AIM OF THE EXERCISE:
Retype exactly what runs from the first line of the data to the line with "const explode = [0.24, 0.255, 0.25, 0.26, 0.26];", keeping both of those lines and skipping pictures.
** begin INFORMATION SUPPLIED **
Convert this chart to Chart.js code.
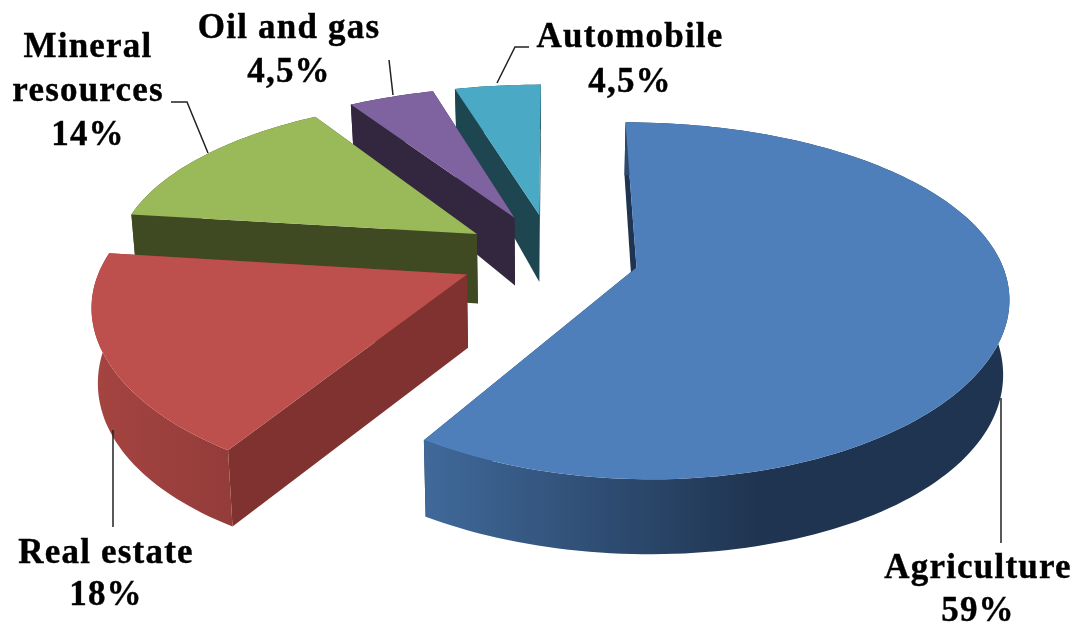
<!DOCTYPE html>
<html>
<head>
<meta charset="utf-8">
<script src="https://cdn.jsdelivr.net/npm/chart.js@4"></script>
<style>
  html, body { margin: 0; padding: 0; background: #fff; }
  canvas { display: block; }
</style>
</head>
<body>
<canvas id="pie" width="1078" height="625"></canvas>
<script>
const categories = ['Agriculture', 'Real estate', 'Mineral resources', 'Oil and gas', 'Automobile'];
const shares = [59, 18, 14, 4.5, 4.5];
const shareLabels = ['59%', '18%', '14%', '4,5%', '4,5%'];

// slice look: top face, cut wall, outer wall gradient
const topColors = ['#4e7fbb', '#bd4f4c', '#9aba5a', '#7f62a0', '#4aa9c4'];
const cutColors = ['#1f3450', '#7f3230', '#3f4a22', '#33273f', '#1e4650'];
const wallStops = [
  [[425, '#40699a'], [760, '#1f3450']],
  [[95, '#a54441'], [232, '#933c3a']],
  [[137, '#3f4a22'], [318, '#3f4a22']],
  [[353, '#33273f'], [434, '#33273f']],
  [[455, '#1e4650'], [540, '#1e4650']]
];
const explode = [0.24, 0.255, 0.25, 0.26, 0.26];

// label text blocks: centre x and one baseline per line, name lines come first
const labelBlocks = [
  { x: 978, nameLines: ['Agriculture'], ys: [578, 621] },
  { x: 106, nameLines: ['Real estate'], ys: [563, 605] },
  { x: 88, nameLines: ['Mineral', 'resources'], ys: [57, 101, 145] },
  { x: 289, nameLines: ['Oil and gas'], ys: [38, 82] },
  { x: 630, nameLines: ['Automobile'], ys: [47, 92] }
];
const leaders = [
  [[1001, 398], [1001, 543]],
  [[113, 430], [113, 527]],
  [[171, 102], [187, 102], [208, 153]],
  [[389, 60], [393, 95]],
  [[529, 47], [515, 47], [497, 83]]
];

// the tilted pie: top and bottom faces each get their own foreshortening
const cx = 552;
const topPlane = { cy: 256, sx: 363, sy: 168, kx: 0.148, ky: 0.185 };
const lowPlane = { cy: 327.5, sx: 358, sy: 183, kx: 0.148, ky: 0.13 };

const project = (x, y, plane) => [
  cx + plane.sx * x / (1 - plane.kx * y),
  plane.cy + plane.sy * y / (1 - plane.ky * y)
];

const pie3d = {
  id: 'pie3d',
  beforeDatasetsDraw(chart) {
    const { ctx } = chart;
    const arcs = chart.getDatasetMeta(0).data;
    // far slices first, so the nearer ones cover them
    for (let i = arcs.length - 1; i >= 0; i--) {
      const start = arcs[i].startAngle + Math.PI / 2;
      const end = arcs[i].endAngle + Math.PI / 2;
      const mid = (start + end) / 2;
      const ox = Math.sin(mid) * explode[i];
      const oy = -Math.cos(mid) * explode[i];
      const steps = Math.ceil((end - start) * 40);

      const rim = (plane) => {
        const pts = [];
        for (let s = 0; s <= steps; s++) {
          const a = start + (end - start) * s / steps;
          pts.push(project(ox + Math.sin(a), oy - Math.cos(a), plane));
        }
        return pts;
      };
      const fillPath = (pts, style) => {
        ctx.beginPath();
        pts.forEach((p, n) => (n ? ctx.lineTo(p[0], p[1]) : ctx.moveTo(p[0], p[1])));
        ctx.closePath();
        ctx.fillStyle = style;
        ctx.fill();
      };

      const topRim = rim(topPlane);
      const lowRim = rim(lowPlane);
      const apexTop = project(ox, oy, topPlane);
      const apexLow = project(ox, oy, lowPlane);

      // two cut walls
      fillPath([apexTop, topRim[0], lowRim[0], apexLow], cutColors[i]);
      fillPath([apexTop, topRim[steps], lowRim[steps], apexLow], cutColors[i]);

      // outer wall
      const stops = wallStops[i];
      const grad = ctx.createLinearGradient(stops[0][0], 0, stops[1][0], 0);
      stops.forEach((st, n) => grad.addColorStop(n, st[1]));
      fillPath(topRim.concat(lowRim.slice().reverse()), grad);

      // top face
      fillPath([apexTop].concat(topRim), topColors[i]);
    }
    return false;
  },
  // returning false above skips afterDatasetsDraw, so labels go here
  afterDraw(chart) {
    const { ctx } = chart;
    ctx.save();
    ctx.strokeStyle = '#222';
    ctx.lineWidth = 1.5;
    leaders.forEach((pts) => {
      ctx.beginPath();
      pts.forEach((p, n) => (n ? ctx.lineTo(p[0], p[1]) : ctx.moveTo(p[0], p[1])));
      ctx.stroke();
    });
    ctx.fillStyle = '#000';
    ctx.strokeStyle = '#000';
    ctx.lineWidth = 0.4;
    ctx.font = 'bold 35px "Liberation Serif"';
    ctx.letterSpacing = '1.2px';
    ctx.textAlign = 'center';
    ctx.textBaseline = 'alphabetic';
    labelBlocks.forEach((b, i) => {
      b.nameLines.concat(shareLabels[i]).forEach((t, n) => {
        ctx.fillText(t, b.x, b.ys[n]);
        ctx.strokeText(t, b.x, b.ys[n]);
      });
    });
    ctx.restore();
  }
};

new Chart(document.getElementById('pie'), {
  type: 'pie',
  data: {
    labels: categories,
    datasets: [{ data: shares, backgroundColor: topColors, borderWidth: 0 }]
  },
  options: {
    responsive: false,
    animation: false,
    plugins: { legend: { display: false }, tooltip: { enabled: false } }
  },
  plugins: [pie3d]
});
</script>
</body>
</html>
** end INFORMATION SUPPLIED **
ANSWER TO THE PROBLEM:
Convert this chart to Chart.js code.
<!DOCTYPE html>
<html>
<head>
<meta charset="utf-8">
<script src="https://cdn.jsdelivr.net/npm/chart.js@4"></script>
<style>
  html, body { margin: 0; padding: 0; background: #fff; }
  canvas { display: block; }
</style>
</head>
<body>
<canvas id="pie" width="1078" height="625"></canvas>
<script>
const categories = ['Agriculture', 'Real estate', 'Mineral resources', 'Oil and gas', 'Automobile'];
const shares = [59, 18, 14, 4.5, 4.5];
const shareLabels = ['59%', '18%', '14%', '4,5%', '4,5%'];

// slice look: top face, cut wall, outer wall gradient
const topColors = ['#4e7fbb', '#bd4f4c', '#9aba5a', '#7f62a0', '#4aa9c4'];
const cutColors = ['#1f3450', '#7f3230', '#3f4a22', '#33273f', '#1e4650'];
const wallStops = [
  [[425, '#40699a'], [760, '#1f3450']],
  [[95, '#a54441'], [232, '#933c3a']],
  [[137, '#3f4a22'], [318, '#3f4a22']],
  [[353, '#33273f'], [434, '#33273f']],
  [[455, '#1e4650'], [540, '#1e4650']]
];
const explode = [0.24, 0.255, 0.25, 0.26, 0.26];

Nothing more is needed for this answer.